Guardian, Damian Carrington

China's coal helps climate change

The huge increase in coal-fired plants in China has masked the impact of global warming in the last decade due to the cooling effect of sulfur emissions. But scientists warn that rapid warming likely will resume when the short-lived sulfur pollution is cleaned up and the full heating effect of long-lived carbon dioxide is felt.

The last decade was the hottest on record, and the 10 warmest years have all occurred since 1998. But within that period, global surface temperatures didn't show a rising trend.

The new study shows that while greenhouse gas emissions continued to rise, their warming effect on the climate was offset by the cooling produced by rising sulfur pollution. This combined with the sun entering a less-intense part of its 11-year cycle and the peaking of the El Niņo climate-warming phenomenon.

The number of coal-fired power stations in China multiplied enormously in that period: the electricity-generating capacity rose from just over 10 gigawatts (GW) in 2002 to >80 GW in 2006.
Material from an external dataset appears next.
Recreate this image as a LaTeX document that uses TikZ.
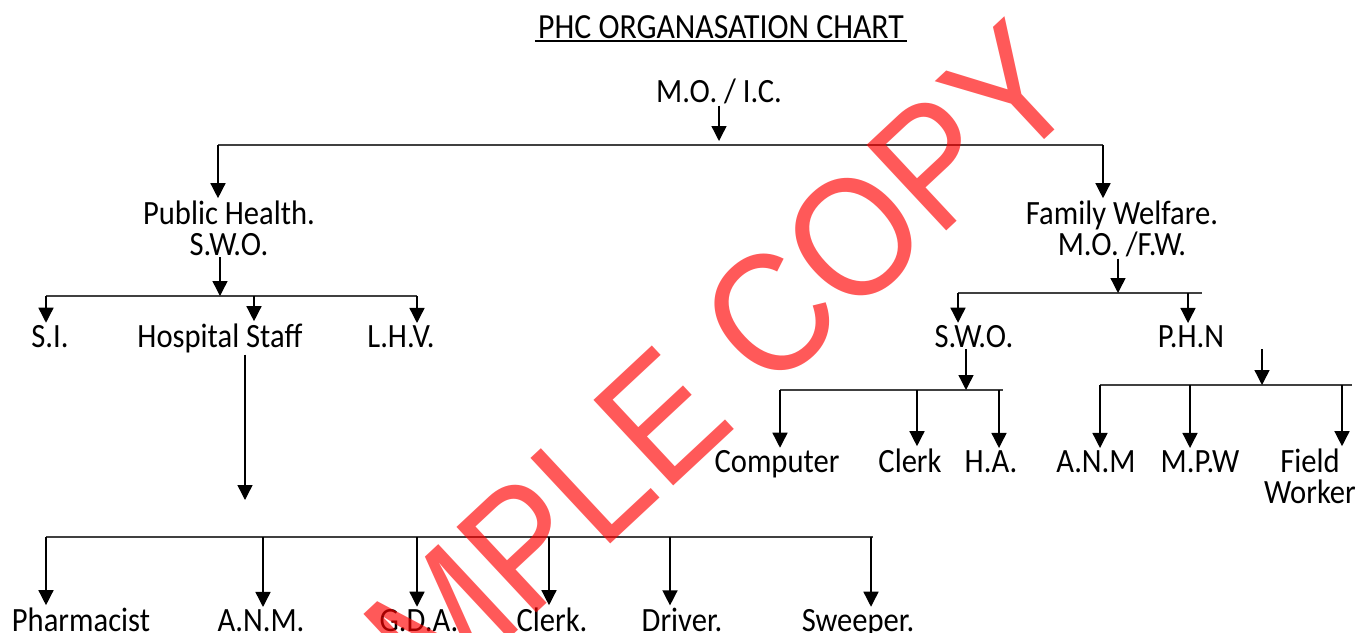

But rather than suggesting that cutting carbon emissions is less urgent due to the masking effect of the sulfur, Prof Robert Kaufman, at Boston University and who led the study, said: "If anything the paper suggests that reductions in carbon emissions will be more important as China installs scrubbers [on its coal-fired power stations], which reduce sulfur emissions. This, and solar insulation increasing as part of the normal solar cycle, [will mean] temperature is likely to increase faster."

Imperial College London Professor Joanna Haigh, explained, "The researchers are making the important point that the warming due to the CO2 released by Chinese industrialization has been partially masked by cooling due to reflection of solar radiation by sulfur emissions. On longer timescales, with cleaner emissions, the warming effect will be more marked."